### Instructions for the task
Drop the pictures, then extract the listing word for word.

<<<<

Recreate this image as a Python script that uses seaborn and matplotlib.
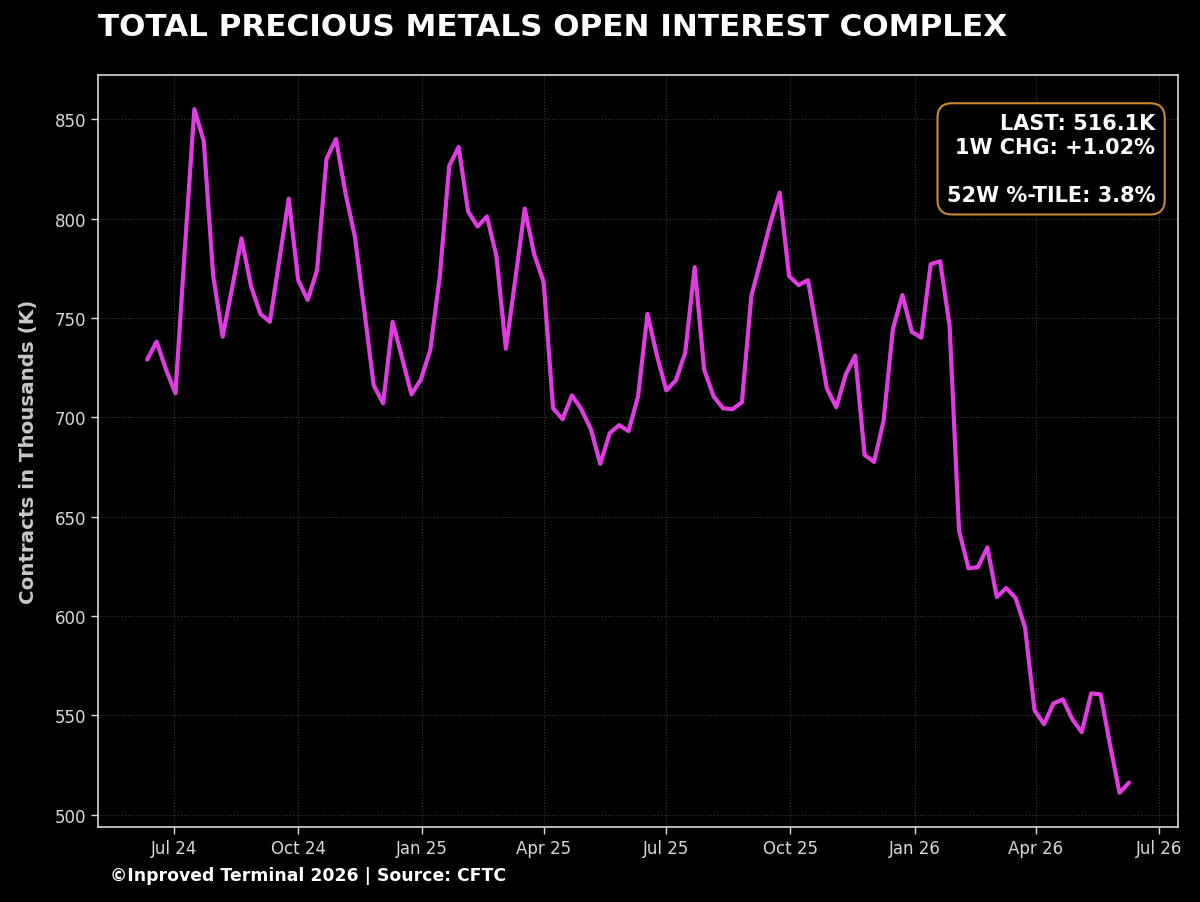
import matplotlib
matplotlib.use('Agg')
import matplotlib.pyplot as plt
import matplotlib.dates as mdates
import seaborn as sns
import pandas as pd
import numpy as np

# weekly CFTC report dates (Tuesdays)
start_date = '2024-06-11'
n_weeks = 105

# open interest, thousands of contracts
oi_values = [
    729, 738, 724, 712, 785, 855, 839, 771, 740.5, 765,
    790, 766, 752, 748, 779, 810, 769, 759, 774, 830,
    840, 813, 791, 754, 716, 707, 748, 730, 711.5, 719,
    734, 771, 826.5, 836, 803.5, 796, 801, 781, 734.5, 769.5,
    805, 782, 768, 704.5, 699, 711, 704, 694, 676.5, 692,
    696, 693, 710.5, 752, 731, 713.5, 718.5, 732.5, 775.5, 724,
    710.5, 704.5, 704, 707.5, 761, 779, 797.5, 813, 771, 766.5,
    769, 742, 714.5, 705, 721.5, 731, 681, 677.5, 698, 744.5,
    761.5, 743, 740, 777, 778.5, 746, 643, 624, 624.5, 634.5,
    609.5, 614, 609, 594, 552.5, 545.5, 556, 558, 548, 541.5,
    561, 560.5, 535, 511, 516.1,
]

title = 'TOTAL PRECIOUS METALS OPEN INTEREST COMPLEX'
y_label = 'Contracts in Thousands (K)'
footer = '©Inproved Terminal 2026 | Source: CFTC'
stats_lines = ['LAST: 516.1K', '1W CHG: +1.02%', '', '52W %-TILE: 3.8%']

df = pd.DataFrame({
    'date': pd.date_range(start_date, periods=n_weeks, freq='7D'),
    'oi': oi_values,
})

sns.set_theme(style='dark')
plt.rcParams['font.family'] = ['DejaVu Sans']
plt.rcParams['figure.facecolor'] = 'black'
plt.rcParams['axes.facecolor'] = 'black'

fig = plt.figure(figsize=(12, 9.03), dpi=100)
ax = fig.add_axes([0.0817, 0.0831, 0.9, 0.8327])

sns.lineplot(data=df, x='date', y='oi', ax=ax, color='#e33be3', linewidth=3)

ax.margins(x=0.05, y=0.05)
ax.set_yticks([500, 550, 600, 650, 700, 750, 800, 850])
ax.xaxis.set_major_locator(mdates.MonthLocator(bymonth=[1, 4, 7, 10]))
ax.xaxis.set_major_formatter(mdates.DateFormatter('%b %y'))

ax.grid(True, color='#3a3a3a', linestyle=':', linewidth=0.8)
for sp in ax.spines.values():
    sp.set_color('#d8d8d8')
    sp.set_linewidth(1.2)
    sp.set_visible(True)
ax.tick_params(colors='#d8d8d8', labelsize=12, length=5, width=1,
               bottom=True, left=True, direction='out')

ax.set_xlabel('')
ax.set_ylabel(y_label, color='#c8c8c8', fontsize=14.3, fontweight='bold', labelpad=12)

fig.text(0.0817, 0.969, title, color='white', fontsize=22.3, fontweight='bold',
         ha='left', va='center')
fig.text(0.092, 0.030, footer, color='white', fontsize=12.4, fontweight='bold',
         ha='left', va='center')

ax.text(0.979, 0.950, '\n'.join(stats_lines), transform=ax.transAxes,
        ha='right', va='top', color='white', fontsize=15, fontweight='bold',
        linespacing=1.26,
        bbox=dict(boxstyle='round,pad=0.45,rounding_size=0.7', facecolor='black',
                  edgecolor='#c98a2e', linewidth=1.5))

fig.savefig('out.png', dpi=100, facecolor='black')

>>>>

### Exercise response
Recreate this image as a Python script that uses seaborn and matplotlib.
import matplotlib
matplotlib.use('Agg')
import matplotlib.pyplot as plt
import matplotlib.dates as mdates
import seaborn as sns
import pandas as pd
import numpy as np

# weekly CFTC report dates (Tuesdays)
start_date = '2024-06-11'
n_weeks = 105

# open interest, thousands of contracts
oi_values = [
    729, 738, 724, 712, 785, 855, 839, 771, 740.5, 765,
    790, 766, 752, 748, 779, 810, 769, 759, 774, 830,
    840, 813, 791, 754, 716, 707, 748, 730, 711.5, 719,
    734, 771, 826.5, 836, 803.5, 796, 801, 781, 734.5, 769.5,
    805, 782, 768, 704.5, 699, 711, 704, 694, 676.5, 692,
    696, 693, 710.5, 752, 731, 713.5, 718.5, 732.5, 775.5, 724,
    710.5, 704.5, 704, 707.5, 761, 779, 797.5, 813, 771, 766.5,
    769, 742, 714.5, 705, 721.5, 731, 681, 677.5, 698, 744.5,
    761.5, 743, 740, 777, 778.5, 746, 643, 624, 624.5, 634.5,
    609.5, 614, 609, 594, 552.5, 545.5, 556, 558, 548, 541.5,
    561, 560.5, 535, 511, 516.1,
]

title = 'TOTAL PRECIOUS METALS OPEN INTEREST COMPLEX'
y_label = 'Contracts in Thousands (K)'
footer = '©Inproved Terminal 2026 | Source: CFTC'
stats_lines = ['LAST: 516.1K', '1W CHG: +1.02%', '', '52W %-TILE: 3.8%']

df = pd.DataFrame({
    'date': pd.date_range(start_date, periods=n_weeks, freq='7D'),
    'oi': oi_values,
})

sns.set_theme(style='dark')
plt.rcParams['font.family'] = ['DejaVu Sans']
plt.rcParams['figure.facecolor'] = 'black'
plt.rcParams['axes.facecolor'] = 'black'

fig = plt.figure(figsize=(12, 9.03), dpi=100)
ax = fig.add_axes([0.0817, 0.0831, 0.9, 0.8327])

sns.lineplot(data=df, x='date', y='oi', ax=ax, color='#e33be3', linewidth=3)

ax.margins(x=0.05, y=0.05)
ax.set_yticks([500, 550, 600, 650, 700, 750, 800, 850])
ax.xaxis.set_major_locator(mdates.MonthLocator(bymonth=[1, 4, 7, 10]))
ax.xaxis.set_major_formatter(mdates.DateFormatter('%b %y'))

ax.grid(True, color='#3a3a3a', linestyle=':', linewidth=0.8)
for sp in ax.spines.values():
    sp.set_color('#d8d8d8')
    sp.set_linewidth(1.2)
    sp.set_visible(True)
ax.tick_params(colors='#d8d8d8', labelsize=12, length=5, width=1,
               bottom=True, left=True, direction='out')

ax.set_xlabel('')
ax.set_ylabel(y_label, color='#c8c8c8', fontsize=14.3, fontweight='bold', labelpad=12)

fig.text(0.0817, 0.969, title, color='white', fontsize=22.3, fontweight='bold',
         ha='left', va='center')
fig.text(0.092, 0.030, footer, color='white', fontsize=12.4, fontweight='bold',
         ha='left', va='center')

ax.text(0.979, 0.950, '\n'.join(stats_lines), transform=ax.transAxes,
        ha='right', va='top', color='white', fontsize=15, fontweight='bold',
        linespacing=1.26,
        bbox=dict(boxstyle='round,pad=0.45,rounding_size=0.7', facecolor='black',
                  edgecolor='#c98a2e', linewidth=1.5))

fig.savefig('out.png', dpi=100, facecolor='black')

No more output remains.